The ancients were greatly exercised in their minds to account for this "earthlight," or "earthshine," as it is also called. Posidonius (135–51 B.C.) tried to explain it by supposing that the moon was partially transparent, and that some sunlight consequently filtered through from the other side. It was not, however, until the fifteenth century that the correct solution was arrived at.
One side of the moon only is ever presented to the earth. This side is here indicated by the letters S.F.E. (side facing earth).
By placing the above positions in a row, we can see at once that the moon makes one complete rotation on her axis in exactly the same time as she revolves around the earth.

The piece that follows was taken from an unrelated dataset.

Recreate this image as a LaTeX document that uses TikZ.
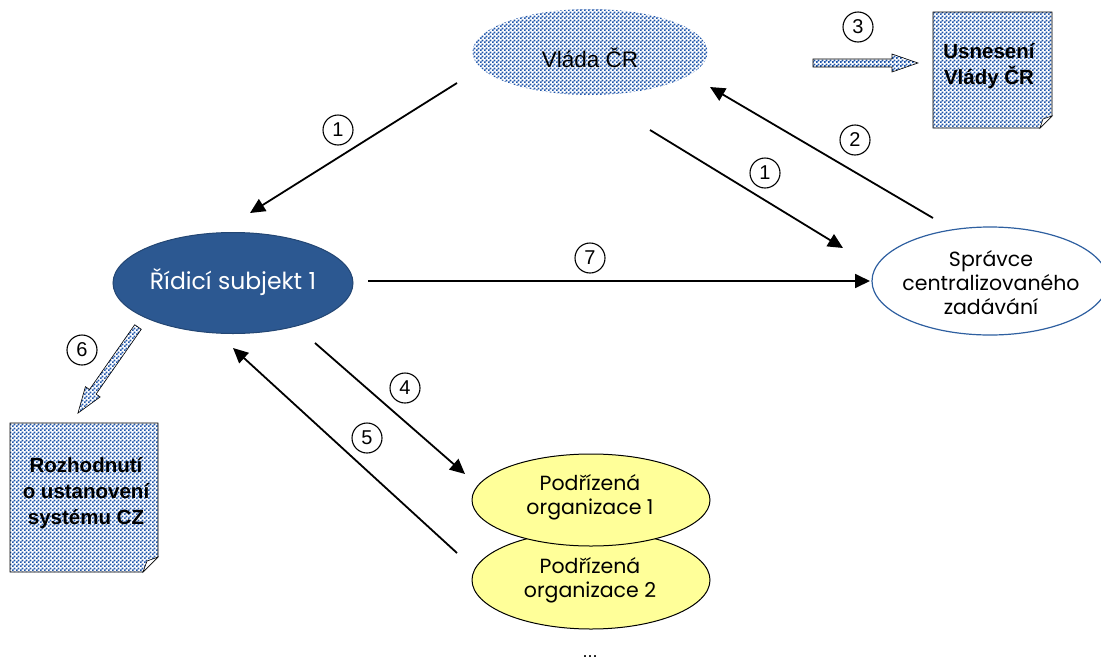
\documentclass[tikz,border=0pt]{standalone}
\usepackage{fontspec}
\setmainfont{Liberation Sans}
\newfontfamily\gothic{Poppins}
\usetikzlibrary{arrows.meta,shapes.geometric,patterns.meta}
\definecolor{patblue}{RGB}{30,85,170}
\definecolor{ridfill}{RGB}{44,88,145}
\definecolor{ridline}{RGB}{35,70,115}
\definecolor{sprline}{RGB}{46,95,160}
\definecolor{orgfill}{RGB}{255,255,153}
\pgfdeclarepattern{name=bluecheck, type=uncolored,
  bottom left={\pgfpoint{0pt}{0pt}}, top right={\pgfpoint{4pt}{4pt}},
  tile size={\pgfpoint{4pt}{4pt}},
  code={\pgfpathrectangle{\pgfpoint{0pt}{0pt}}{\pgfpoint{2.1pt}{2.1pt}}
        \pgfpathrectangle{\pgfpoint{2pt}{2pt}}{\pgfpoint{2.1pt}{2.1pt}}
        \pgfusepath{fill}}}
\tikzset{
  patfill/.style={pattern=bluecheck, pattern color=patblue},
  ell/.style={ellipse, inner sep=0pt},
  etext/.style={font=\gothic\fontsize{20.5}{24}\selectfont, align=center},
  dtext/.style={font=\bfseries\fontsize{20.5}{26}\selectfont, align=center},
  conn/.style={line width=1.8pt, -{Triangle[length=15pt,width=14pt]}},
  num/.style={circle, draw, line width=1.1pt, minimum size=30pt, inner sep=0pt, font=\fontsize{20}{20}\selectfont},
  blockarr/.style={patfill, draw=black, line width=0.6pt},
  docpage/.style={patfill, draw=black, line width=0.8pt},
}
\begin{document}
\begin{tikzpicture}[x=1pt,y=-1pt]
\useasboundingbox (0,0) rectangle (1101,667);

% ellipses
\node[ell, patfill, minimum width=235pt, minimum height=86pt] (vlada) at (590,52) {};
\node[font=\fontsize{22.5}{26}\selectfont] (vladaT) at (590,58) {Vláda ČR};

\node[ell, fill=ridfill, draw=ridline, line width=1pt, minimum width=240pt, minimum height=101pt] (rid) at (233,283) {};
\node[etext, font=\gothic\fontsize{23.5}{26}\selectfont, text=white] (ridT) at (233,282) {Řídicí subjekt 1};

\node[ell, draw=sprline, line width=1.2pt, minimum width=236pt, minimum height=108pt] (spr) at (990,281) {};
\node[etext] (sprT) at (991,283) {Správce\\centralizovaného\\zadávání};

\node[ell, fill=orgfill, draw=black, line width=1pt, minimum width=238pt, minimum height=98pt] (org2) at (591,580) {};
\node[etext] (org2T) at (590,580) {Podřízená\\organizace 2};
\node[ell, fill=orgfill, draw=black, line width=1pt, minimum width=238pt, minimum height=92pt] (org1) at (591,500) {};
\node[etext] (org1T) at (590,497) {Podřízená\\organizace 1};

% documents
\draw[docpage] (933,12) -- (1052,12) -- (1052,116) -- (1040,128) -- (933,128) -- cycle;
\draw[line width=0.6pt, fill=white] (1052,116) -- (1040,128) -- (1043,119) -- cycle;
\node[dtext] (usn) at (989,66) {Usnesení\\Vlády ČR};

\draw[docpage] (10,423) -- (158,423) -- (158,557) -- (143,572) -- (10,572) -- cycle;
\draw[line width=0.6pt, fill=white] (158,557) -- (143,572) -- (147,561) -- cycle;
\node[dtext] (roz) at (86,493) {Rozhodnutí\\o ustanovení\\systému CZ};

% connectors
\coordinate (a1s) at (457,83);
\coordinate (a1e) at (250,213);
\draw[conn] (a1s) -- (a1e);
\coordinate (b1s) at (650,130);
\coordinate (b1e) at (843,248);
\draw[conn] (b1s) -- (b1e);
\coordinate (c2s) at (933,218);
\coordinate (c2e) at (710,87);
\draw[conn] (c2s) -- (c2e);
\coordinate (d7s) at (368,281);
\coordinate (d7e) at (870,281);
\draw[conn] (d7s) -- (d7e);
\coordinate (e4s) at (315,343);
\coordinate (e4e) at (465,474);
\draw[conn] (e4s) -- (e4e);
\coordinate (f5s) at (457,553);
\coordinate (f5e) at (233,348);
\draw[conn] (f5s) -- (f5e);

% block arrows
\coordinate (g3) at (813,63);
\begin{scope}[shift={(g3)}]
\draw[blockarr] (0,-4) -- (79,-4) -- (79,-9) -- (105,0) -- (79,9) -- (79,4) -- (0,4) -- cycle;
\end{scope}
\coordinate (h6) at (138,327);
\begin{scope}[shift={(h6)}, rotate=-124.9]
\draw[blockarr] (0,-4) -- (79,-4) -- (79,-9) -- (105,0) -- (79,9) -- (79,4) -- (0,4) -- cycle;
\end{scope}

% numbers
\node[num] (n1a) at (338,130) {1};
\node[num] (n1b) at (765,173) {1};
\node[num] (n2) at (855,140) {2};
\node[num] (n3) at (858,27) {3};
\node[num] (n7) at (590,258) {7};
\node[num] (n4) at (405,388) {4};
\node[num] (n5) at (367,438) {5};
\node[num] (n6) at (82,350) {6};

\node[font=\fontsize{18}{18}\selectfont] (dots) at (590,657) {...};
\end{tikzpicture}
\end{document}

Perhaps the most remarkable thing which one notices about the moon is that she always turns the same side towards us, and so we never see her other side. One might be led from this to jump to the conclusion that she does not rotate upon an axis, as do the other bodies which we see; but, paradoxical as it may appear, the fact that she turns one face always towards the earth, is actually a proof that she does rotate upon an axis. The rotation, however, takes place with such slowness, that she turns round but once during the time in which she revolves around the earth ([see Fig. 15]). In order to understand the matter clearly, let the reader place an object in the centre of a room and walk around it once, keeping his face turned towards it the whole time, While he is doing this, it is evident that he will face every one of the four walls of the room in succession. Now in order to face each of the four walls of a room in succession one would be obliged to turn oneself entirely round. Therefore, during the act of walking round an object with his face turned directly towards it, a person at the same time turns his body once entirely round.
In the long, long past the moon must have turned round much faster than this. Her rate of rotation has no doubt been slowed down by the action of some force. It will be recollected how, in the course of the previous chapter, we found that the tides were tending, though exceedingly gradually, to slow down the rotation of the earth upon its axis. But, on account of the earth's much greater mass, the force of gravitation exercised by it upon the surface of the moon is, of course, much more powerful than that which the moon exercises upon the surface of the earth. The tendency to tidal action on the moon itself must, therefore, be much in excess of anything which we here experience. It is, in consequence, probable that such a tidal drag, extending over a very long period of time, has resulted in slowing down the moon's rotation to its present rate.